The energy sector should not be the only area of focus when it comes to decarbonisation in Asia, a newly published report said.
Agri-foods should also take prime position, it noted.
“If around 50% of greenhouse gas emissions in Southeast Asia and South Asia come from agri-food, then how can we only focus on coal-based power plants and energy sector decarbonisation and not on rice cultivation, food loss, food waste, and fertiliser usage-led decarbonisation?” said Anuj Maheshwari, managing director of agri-business a Temasek
Maheshwari made the comments at the launch of the third edition of the Asia Food Challenge report on November 1 in Singapore.
The report is co-written by Temasek, Rabobank, PwC and Terrascope.
UNDER THE RADAR
The report highlighted that the Southeast and South Asia agri-food sector accounts for 50% and 45% of all emissions in the respective regions.

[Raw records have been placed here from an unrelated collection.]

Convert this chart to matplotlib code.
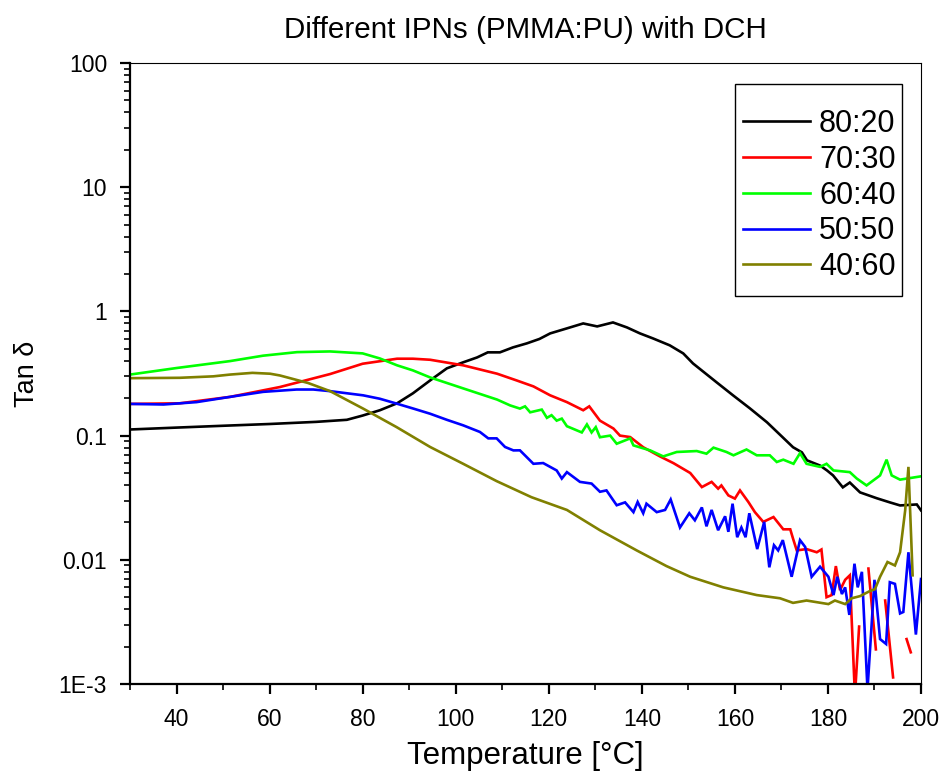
import numpy as np
import matplotlib
matplotlib.use("Agg")
import matplotlib.pyplot as plt
from matplotlib.patches import Rectangle
from matplotlib.ticker import FixedLocator, FuncFormatter, LogLocator, MultipleLocator

plt.rcParams['font.family'] = ['Liberation Sans', 'DejaVu Sans']

nan = np.nan

title = "Different IPNs (PMMA:PU) with DCH"
xlabel = "Temperature [°C]"
ylabel = "Tan δ"
labels = ["80:20", "70:30", "60:40", "50:50", "40:60"]
colors = ["#000000", "#FF0000", "#00FF00", "#0000FF", "#808000"]

black_T = [30, 40, 50, 60, 70, 76.6, 80, 83.7, 87.4, 90.8, 94.5, 98.1, 101.6, 104.6, 106.9,
           109.5, 112.3, 115.3, 118, 120.3, 123.9, 127.4, 130.4, 133.8, 136.8, 139.6, 142.4,
           146, 148.9, 151, 156.1, 159.6, 163.2, 166.9, 170.3, 172.5, 174.4, 175.5, 178.3,
           179.8, 181.1, 183.2, 184.7, 186.9, 190.5, 193.3, 195.5, 199.1, 200]
black_v = [0.112, 0.116, 0.120, 0.124, 0.129, 0.134, 0.145, 0.160, 0.182, 0.219, 0.278, 0.348,
           0.389, 0.426, 0.468, 0.468, 0.513, 0.553, 0.60, 0.665, 0.730, 0.80, 0.757, 0.815,
           0.743, 0.665, 0.606, 0.533, 0.459, 0.381, 0.268, 0.211, 0.166, 0.128, 0.0967,
           0.0806, 0.0733, 0.0632, 0.0574, 0.0524, 0.0478, 0.0383, 0.0419, 0.0349, 0.0313,
           0.0290, 0.0274, 0.0279, 0.0250]

red_T = [30, 40.7, 51.5, 62.2, 73, 80, 87.4, 90.8, 94.5, 101.6, 108.9, 113.1, 116.7, 120.3,
         123.9, 127.4, 128.7, 131, 133.9, 135.3, 137.5, 140.3, 143.9, 146.8, 150.4, 152.9,
         155, 156.4, 157.1, 158.6, 160, 161.1, 162.9, 164.3, 166.1, 168.3, 170.4, 171.9,
         172.5, 173.3, 175.4, 177.6, 178.6, 179.7, 180.8, 181.7, 182.6, 183.7, 184.7, 185.8,
         186.7, 187.7, 188.7, 190.3, 191.3, 192.3, 194, 195.5, 196.9, 197.8]
red_v = [0.180, 0.182, 0.205, 0.246, 0.313, 0.379, 0.416, 0.416, 0.408, 0.368, 0.315, 0.278,
         0.249, 0.211, 0.186, 0.160, 0.172, 0.132, 0.114, 0.100, 0.0973, 0.0806, 0.0680,
         0.0600, 0.0500, 0.0385, 0.0424, 0.0374, 0.0397, 0.0330, 0.0311, 0.0362, 0.0292,
         0.0242, 0.0202, 0.0221, 0.0176, 0.0176, 0.0148, 0.0119, 0.0122, 0.0115, 0.0121,
         0.0050, 0.0052, 0.0089, 0.0057, 0.0069, 0.0075, 0.0008, 0.0029, nan, 0.0085,
         0.0019, nan, 0.0047, 0.00113, nan, 0.0023, 0.0018]

green_T = [30, 40, 51.5, 58.6, 65.9, 73, 80, 83.7, 87.4, 90.8, 94.5, 101.6, 108.9, 111.7,
           113.8, 114.9, 116, 118.5, 119.6, 120.6, 121.7, 122.8, 123.9, 127.1, 128.2, 129.2,
           130.1, 131, 133.2, 134.6, 137.5, 138.2, 141.8, 144.6, 147.5, 151.8, 153.9, 155.4,
           158.2, 159.7, 162.5, 164.7, 167.5, 169, 170.4, 172.6, 174, 175.4, 178.3, 179.7,
           181.2, 184.7, 186.2, 188.3, 191.2, 192.6, 193.7, 195.5, 200]
green_v = [0.310, 0.350, 0.398, 0.440, 0.470, 0.476, 0.459, 0.418, 0.368, 0.335, 0.294, 0.240,
           0.195, 0.175, 0.165, 0.172, 0.154, 0.162, 0.139, 0.146, 0.132, 0.137, 0.119, 0.106,
           0.123, 0.106, 0.117, 0.097, 0.100, 0.086, 0.095, 0.0834, 0.076, 0.068, 0.0738,
           0.0751, 0.0715, 0.080, 0.0738, 0.0694, 0.0773, 0.0694, 0.0694, 0.0613, 0.0640,
           0.0593, 0.0722, 0.0593, 0.0560, 0.0593, 0.0524, 0.0508, 0.0451, 0.0397, 0.0478,
           0.0640, 0.0478, 0.0442, 0.0470]

blue_T = [30, 37.2, 44.3, 51.5, 58.6, 65.8, 69.4, 73, 80.1, 83.7, 87.3, 90.9, 94.5, 98.1,
          101.6, 105.2, 107, 108.8, 110.6, 112.4, 113.8, 116.7, 118.8, 121.7, 122.8, 123.9,
          126.7, 129.2, 131, 132.4, 134.6, 136.4, 138.2, 139.1, 140.3, 141, 143.2, 145,
          146.2, 148.2, 150.2, 151.4, 152.9, 153.9, 155, 156.4, 157.9, 158.6, 159.5, 160.5,
          161.4, 162.3, 163.1, 164.8, 166.3, 167.4, 168.4, 169.3, 170.3, 172.2, 174, 175.1,
          176.5, 178.3, 180.1, 181.2, 182, 183, 183.7, 184.6, 185.7, 186.4, 187.3, 188.5,
          190, 191.2, 192.5, 193.3, 194.4, 195.5, 196.2, 197.3, 198.9, 200]
blue_v = [0.180, 0.178, 0.186, 0.205, 0.225, 0.235, 0.235, 0.228, 0.211, 0.198, 0.181, 0.165,
          0.150, 0.134, 0.121, 0.107, 0.095, 0.095, 0.081, 0.0760, 0.0761, 0.0593, 0.0601,
          0.0524, 0.0451, 0.0508, 0.0424, 0.0411, 0.0353, 0.0362, 0.0275, 0.0290, 0.0242,
          0.0292, 0.0237, 0.0283, 0.0242, 0.0252, 0.0306, 0.0182, 0.0237, 0.0208, 0.0264,
          0.0186, 0.0252, 0.0173, 0.0224, 0.0168, 0.0283, 0.0152, 0.0182, 0.0152, 0.0237,
          0.0122, 0.0202, 0.0087, 0.0131, 0.0119, 0.0144, 0.0073, 0.0144, 0.0127, 0.0073,
          0.0088, 0.0073, 0.0052, 0.0073, 0.0053, 0.0060, 0.0036, 0.0093, 0.0060, 0.0080,
          0.0009, 0.0069, 0.0023, 0.0021, 0.0066, 0.0064, 0.0037, 0.0038, 0.0115, 0.0025,
          0.0070]

olive_T = [30, 40.7, 47.9, 51.5, 56.3, 60.1, 62.2, 64.4, 68.3, 73, 80.1, 87.3, 94.5, 101.6,
           108.8, 116.3, 123.9, 131, 138.9, 145.3, 150.4, 157.5, 164.7, 169.7, 172.5, 175.4,
           180.1, 181.5, 183.7, 185.1, 186.9, 189, 190.1, 191.2, 192.8, 194.4, 195.5, 196.6,
           197.3, 198.2]
olive_v = [0.290, 0.292, 0.300, 0.310, 0.320, 0.315, 0.305, 0.290, 0.265, 0.228, 0.165, 0.117,
           0.081, 0.0593, 0.0430, 0.0319, 0.0252, 0.0173, 0.0119, 0.0089, 0.0073, 0.0060,
           0.0052, 0.0049, 0.0045, 0.0047, 0.0044, 0.0047, 0.0044, 0.0049, 0.0051, 0.0056,
           0.0058, 0.0073, 0.0096, 0.0090, 0.0115, 0.0250, 0.0560, 0.0075]

series = [(black_T, black_v), (red_T, red_v), (green_T, green_v), (blue_T, blue_v), (olive_T, olive_v)]

fig = plt.figure(figsize=(9.43, 7.78), dpi=100)
ax = fig.add_axes([130 / 943, 1 - 684 / 778, (921 - 130) / 943, (684 - 63) / 778])

for (T, v), lab, c in zip(series, labels, colors):
    ax.plot(T, v, color=c, lw=1.9, label=lab, solid_joinstyle='miter')

ax.set_yscale('log', nonpositive='mask')
ax.set_xlim(30, 200)
ax.set_ylim(1e-3, 100)

ax.xaxis.set_major_locator(MultipleLocator(20))
ax.xaxis.set_minor_locator(MultipleLocator(10))
ax.yaxis.set_major_locator(FixedLocator([1e-3, 1e-2, 1e-1, 1, 10, 100]))
ax.yaxis.set_minor_locator(LogLocator(base=10, subs=np.arange(2, 10)))


def yfmt(val, pos):
    m = {1e-3: "1E-3", 1e-2: "0.01", 1e-1: "0.1", 1: "1", 10: "10", 100: "100"}
    for k, s in m.items():
        if abs(val - k) / k < 1e-6:
            return s
    return ""


ax.yaxis.set_major_formatter(FuncFormatter(yfmt))
ax.yaxis.set_minor_formatter(FuncFormatter(lambda v, p: ""))

ax.tick_params(axis='both', which='major', direction='out', length=7.5, width=1.6,
               labelsize=16.5, top=False, right=False)
ax.tick_params(axis='both', which='minor', direction='out', length=4, width=1.2,
               top=False, right=False)
ax.tick_params(axis='x', pad=10)
ax.tick_params(axis='y', pad=9)

ax.spines['left'].set_linewidth(1.6)
ax.spines['bottom'].set_linewidth(1.6)
ax.spines['top'].set_linewidth(0.8)
ax.spines['right'].set_linewidth(0.8)

ax.set_xlabel(xlabel, fontsize=22.5, labelpad=7)
ax.set_ylabel(ylabel, fontsize=19.5)
ax.yaxis.set_label_coords(-0.114, 0.50)
ax.set_title(title, fontsize=21.3, pad=18)

# legend entries without frame; frame drawn as a separate box
leg = ax.legend(loc='upper right', bbox_to_anchor=(0.968, 0.926),
                fontsize=22, frameon=False,
                handlelength=2.2, handletextpad=0.3, labelspacing=0.19,
                borderpad=0.0, borderaxespad=0.0)
frame = Rectangle((0.7649, 0.6248), 0.9760 - 0.7649, 0.9662 - 0.6248,
                  transform=ax.transAxes, fill=False, edgecolor='black', lw=1.0,
                  zorder=5)
ax.add_patch(frame)

fig.savefig("out.png", dpi=100)
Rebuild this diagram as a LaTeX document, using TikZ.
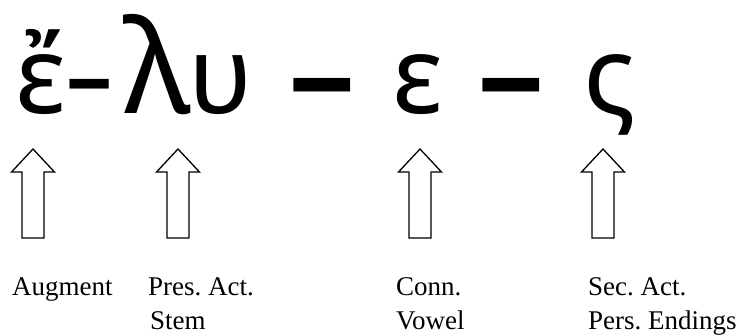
\documentclass[tikz,border=0pt]{standalone}
\usepackage{fontspec}
\setmainfont{Liberation Serif}
\newfontfamily\greekfont[Script=Greek]{Noto Sans}
\frenchspacing
\begin{document}
\begin{tikzpicture}[x=1pt,y=-1pt,
  glyph/.style={anchor=base,inner sep=0pt,font=\greekfont\fontsize{108}{108}\selectfont},
  label/.style={anchor=base west,inner sep=0pt,font=\fontsize{27}{34}\selectfont},
  blockarrow/.style={draw=black,line width=1.3pt,fill=white,line join=miter}]
\useasboundingbox (0,0) rectangle (743,335);
% Greek word
\node[glyph] (g1) at (41,113) {ἔ};
\node[glyph] (h1) at (90,117) {\scalebox{1.5}[1.15]{-}};
\node[glyph] (g2) at (157,113) {\scalebox{1.2}{λ}};
\node[glyph] (g3) at (221,113) {υ};
\node[glyph] (d1) at (322,131) {\scalebox{1.25}[1.6]{–}};
\node[glyph] (g4) at (418,113) {ε};
\node[glyph] (d2) at (511,131) {\scalebox{1.25}[1.6]{–}};
\node[glyph] (g5) at (610,113) {ς};
% arrows
\foreach \n/\x in {a1/33,a2/178,a3/420,a4/603}{
  \coordinate (\n) at (\x,149);
  \draw[blockarrow] (\n) -- ++(21.5,23) -- ++(-10.5,0) -- ++(0,66) -- ++(-22,0)
    -- ++(0,-66) -- ++(-10.5,0) -- cycle;
}
% labels
\node[label] (l1) at (12,295) {Augment};
\node[label] (l2) at (148,295) {Pres. Act.};
\node[label] (l2b) at (150,329) {Stem};
\node[label] (l3) at (396,295) {Conn.};
\node[label] (l3b) at (396,329) {Vowel};
\node[label] (l4) at (588,295) {Sec. Act.};
\node[label] (l4b) at (588,329) {Pers. Endings};
\end{tikzpicture}
\end{document}
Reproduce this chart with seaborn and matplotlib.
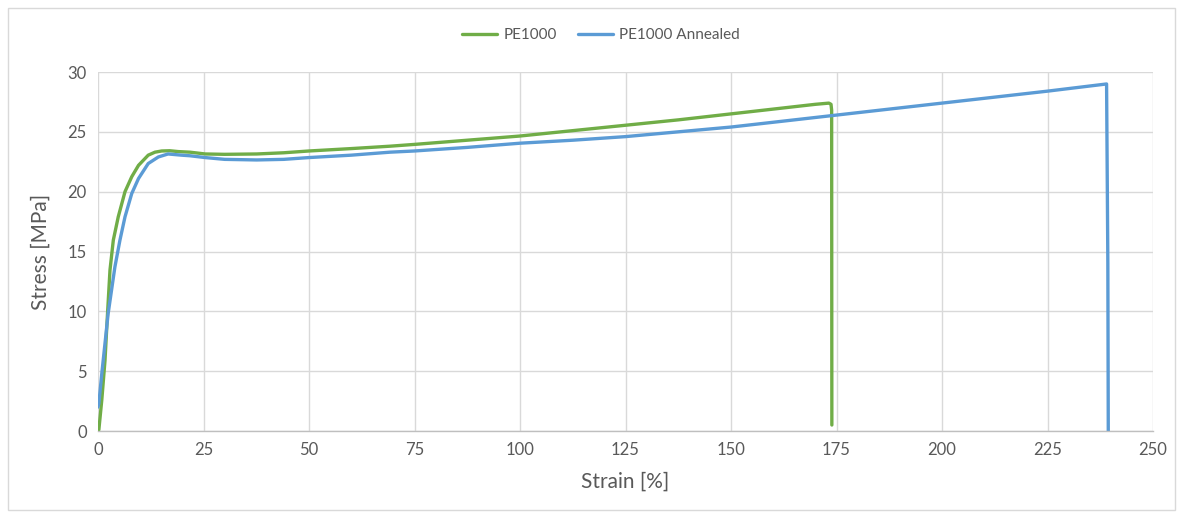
import numpy as np
import pandas as pd
import matplotlib
matplotlib.use("Agg")
import matplotlib.pyplot as plt
import seaborn as sns
from matplotlib.patches import Rectangle

# Data
pe_strain = [0.0, 0.2, 0.9, 1.66, 1.75, 2.3, 2.84, 3.63, 4.8, 6.4, 8.0, 9.6, 11.9, 13.5,
             15.1, 17.0, 19.0, 21.8, 25.4, 30.0, 37.6, 44.0, 50.0, 60.0, 69.2, 75.0, 87.5,
             100.0, 112.5, 125.0, 137.5, 150.0, 162.5, 170.0, 173.2, 173.7, 173.85, 173.9]
pe_stress = [0.0, 0.1, 2.6, 5.9, 6.5, 10.1, 13.45, 15.95, 17.9, 20.0, 21.25, 22.2, 23.05, 23.3,
             23.4, 23.42, 23.35, 23.3, 23.15, 23.12, 23.15, 23.25, 23.4, 23.6, 23.8, 23.95, 24.3,
             24.65, 25.1, 25.55, 26.0, 26.5, 27.0, 27.3, 27.4, 27.3, 26.8, 0.5]

ann_strain = [0.0, 0.2, 0.9, 2.4, 4.0, 5.2, 6.4, 8.0, 9.6, 11.9, 14.3, 16.6, 19.8, 21.8,
              25.4, 30.0, 37.6, 44.0, 50.0, 60.0, 69.2, 75.0, 87.5, 100.0, 112.5, 125.0,
              137.5, 150.0, 155.0, 165.0, 175.0, 200.0, 225.0, 239.0, 239.3, 239.4]
ann_stress = [2.0, 2.3, 4.8, 9.8, 13.7, 15.95, 17.9, 19.85, 21.1, 22.35, 22.9, 23.15, 23.05, 23.0,
              22.85, 22.7, 22.65, 22.7, 22.85, 23.05, 23.3, 23.4, 23.7, 24.05, 24.3, 24.6,
              25.0, 25.4, 25.6, 26.0, 26.4, 27.4, 28.4, 29.0, 14.0, 0.0]

series_names = ["PE1000", "PE1000 Annealed"]

df = pd.concat([
    pd.DataFrame({"Strain": pe_strain, "Stress": pe_stress, "Series": series_names[0]}),
    pd.DataFrame({"Strain": ann_strain, "Stress": ann_stress, "Series": series_names[1]}),
], ignore_index=True)

sns.set_theme(style="white")
plt.rcParams['font.family'] = ['Lato', 'DejaVu Sans']

fig = plt.figure(figsize=(11.83, 5.18), dpi=100)
ax = fig.add_axes([98/1183, 1-431/518, (1153-98)/1183, (431-72)/518])

palette = {"PE1000": "#70AD47", "PE1000 Annealed": "#5B9BD5"}
sns.lineplot(data=df, x="Strain", y="Stress", hue="Series", palette=palette,
             sort=False, estimator=None, linewidth=2.4, ax=ax)
for ln in ax.get_lines():
    ln.set_solid_joinstyle("round")

ax.set_xlim(0, 250)
ax.set_ylim(0, 30)
ax.set_xticks(np.arange(0, 251, 25))
ax.set_yticks(np.arange(0, 31, 5))
ax.grid(True, color="#D9D9D9", linewidth=1.0)
ax.set_axisbelow(True)
for s in ["top", "right", "left"]:
    ax.spines[s].set_visible(False)
ax.spines["bottom"].set_color("#BFBFBF")
ax.spines["bottom"].set_linewidth(1.0)
ax.tick_params(axis="both", length=0, labelsize=12, labelcolor="#595959", pad=8)
ax.set_xlabel("Strain [%]", fontsize=15, color="#595959", labelpad=10)
ax.set_ylabel("Stress [MPa]", fontsize=15, color="#595959", labelpad=12)

leg = ax.legend(loc="center", bbox_to_anchor=(0.5 - 24.5/1055, 1.103), ncol=2,
                frameon=False, fontsize=11, handlelength=2.3, columnspacing=1.4,
                handletextpad=0.4)
for t in leg.get_texts():
    t.set_color("#595959")
for h in leg.get_lines():
    h.set_linewidth(2.4)

fig.patches.append(Rectangle((8/1183, 8/518), 1167/1183, 502/518, transform=fig.transFigure,
                             fill=False, edgecolor="#D9D9D9", linewidth=1.0))

fig.savefig("out.png", dpi=100)
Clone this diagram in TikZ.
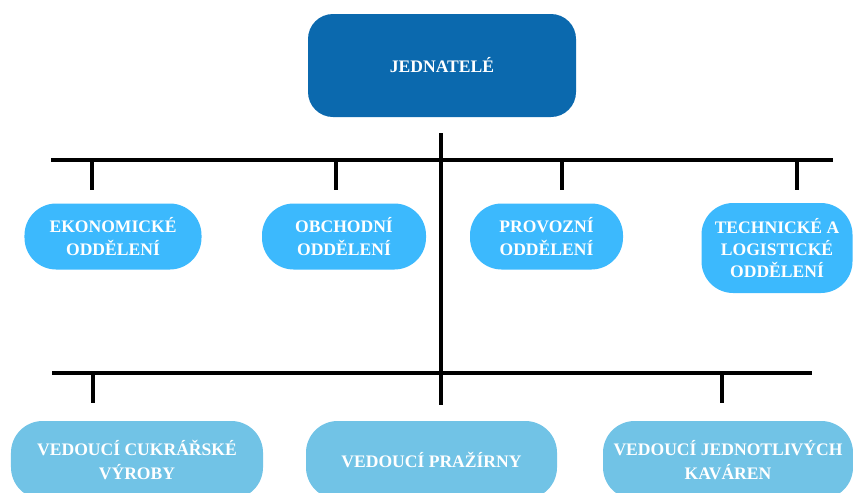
\documentclass[tikz,border=0pt]{standalone}
\usepackage{fontspec}
\setmainfont{Liberation Serif}
\usepackage{xcolor}
\usetikzlibrary{positioning, calc}

\definecolor{topblue}{HTML}{0B69AE}
\definecolor{deptblue}{HTML}{3CB9FD}
\definecolor{leadblue}{HTML}{71C3E6}

\begin{document}
\begin{tikzpicture}[
    x=0.03cm, y=-0.03cm,
    boss/.style={rounded corners=0.75cm, fill=topblue, text=white, minimum width=8.04cm, minimum height=3.09cm, font=\bfseries\fontsize{15}{19}\selectfont},
    dept/.style={rounded corners=0.95cm, fill=deptblue, text=white, align=center, minimum height=1.98cm, font=\bfseries\fontsize{15}{19}\selectfont},
    lead/.style={rounded corners=0.95cm, fill=leadblue, text=white, align=center, minimum height=2.34cm, font=\bfseries\fontsize{15}{20.5}\selectfont},
    bar/.style={line width=2.6pt}
]
\useasboundingbox (0,0) rectangle (853,492);

\node[boss] (jed) at (442,65.5) {JEDNATELÉ};

% oddeleni
\node[dept, minimum width=5.31cm] (eko) at (113,236.5) {EKONOMICKÉ\\ODDĚLENÍ};
\node[dept, minimum width=4.92cm] (obch) at (344,236.5) {OBCHODNÍ\\ODDĚLENÍ};
\node[dept, minimum width=4.59cm] (prov) at (546.5,236.5) {PROVOZNÍ\\ODDĚLENÍ};
\node[dept, minimum width=4.53cm, minimum height=2.7cm] (tech) at (777,248) {TECHNICKÉ A\\LOGISTICKÉ\\ODDĚLENÍ};

% vedouci
\node[lead, minimum width=7.56cm] (cuk) at (137,460) {VEDOUCÍ CUKRÁŘSKÉ\\VÝROBY};
\node[lead, minimum width=7.53cm] (praz) at (431.5,460) {VEDOUCÍ PRAŽÍRNY};
\node[lead, minimum width=7.5cm] (kav) at (728,460) {VEDOUCÍ JEDNOTLIVÝCH\\KAVÁREN};

% linky
\coordinate (trunkTop) at (441,133);
\coordinate (trunkEnd) at (441,405);
\coordinate (barAL) at (51,160);
\coordinate (barAR) at (833,160);
\coordinate (barBL) at (52,373);
\coordinate (barBR) at (812,373);
\coordinate (ekoT) at (92,190);
\coordinate (obchT) at (336,190);
\coordinate (provT) at (562,190);
\coordinate (techT) at (797,190);
\coordinate (cukT) at (93,403);
\coordinate (kavT) at (722,403);

\draw[bar] (trunkTop) -- (trunkEnd);
\draw[bar] (barAL) -- (barAR);
\draw[bar] (barBL) -- (barBR);
\foreach \t in {ekoT, obchT, provT, techT}
    \draw[bar] (\t |- barAL) -- (\t);
\foreach \t in {cukT, kavT}
    \draw[bar] (\t |- barBL) -- (\t);
\end{tikzpicture}
\end{document}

This means that decarbonising agri-food is a logical choice. Moreover, triple the investment is required to reduce emissions by 840 million metric tonnes in the energy sector, compared to investments required in agri-food.
"Yet, while there are many energy decarbonisation funds present in the region, [there are] not any significant agri-food decarbonisation funds," Maheshwari said.
“Regionally, interest in agri-food decarbonisation is very low and we are behind the curve versus what is happening in US and Europe,” he added.
“Investments in this sector need to be taken at a greater priority in places like India, China, and Southeast Asia. Unless governments and investors look at this sector, not much will move. While there is receptivity to change, the urgency to change is not there,” according to Maheshwari.
"For Asia, the bigger problem is food security, and that is where they are focused on [rather than] agri-food decarbonisation,” he added.
“Japanese and Korean investors are ahead not just in decarbonising their own value chains by improving productivity and yields, but also by providing capital across the region,” Maheshwari said.
“Japan combines the food security agenda with the decarbonisation agenda. With its aging population, it looks at Asia for fulfilling its agri-food needs.”
Temasek has 9 percent of its portfolio in the life sciences and agri-food sector. The $290-billion state-owned investment fund’s focus on agri-food was in place since 2015, and spans many areas, from an Indonesian fish food start-up, eFishery, to an Israeli irrigation firm, Rivulis.
THE LONG HAUL
The Asia Food Challenge report highlights more than 20 technologies and practices that are available today to reduce carbon dioxide equivalent (CO2e) emissions in the Asian agri-food sector by approximately 12%, as of 2030. This is equivalent to the emissions from the entire global aviation industry in 2022.
Maheshwari also highlighted some areas where investors can immediately focus on that do not require any breakthrough technology development or regulatory changes to be considered.
These include crop input, improving animal nutrition and health through better feed and feed additives, mechanisation of farms, better usage of water in farming, and food loss and waste.
“Focusing on 23 such technologies and practices [highlighted in the report] available today, providing the capital, enabling farmers with solutions that are priced well and helping them in adoption, is what is needed,” Maheshwari said.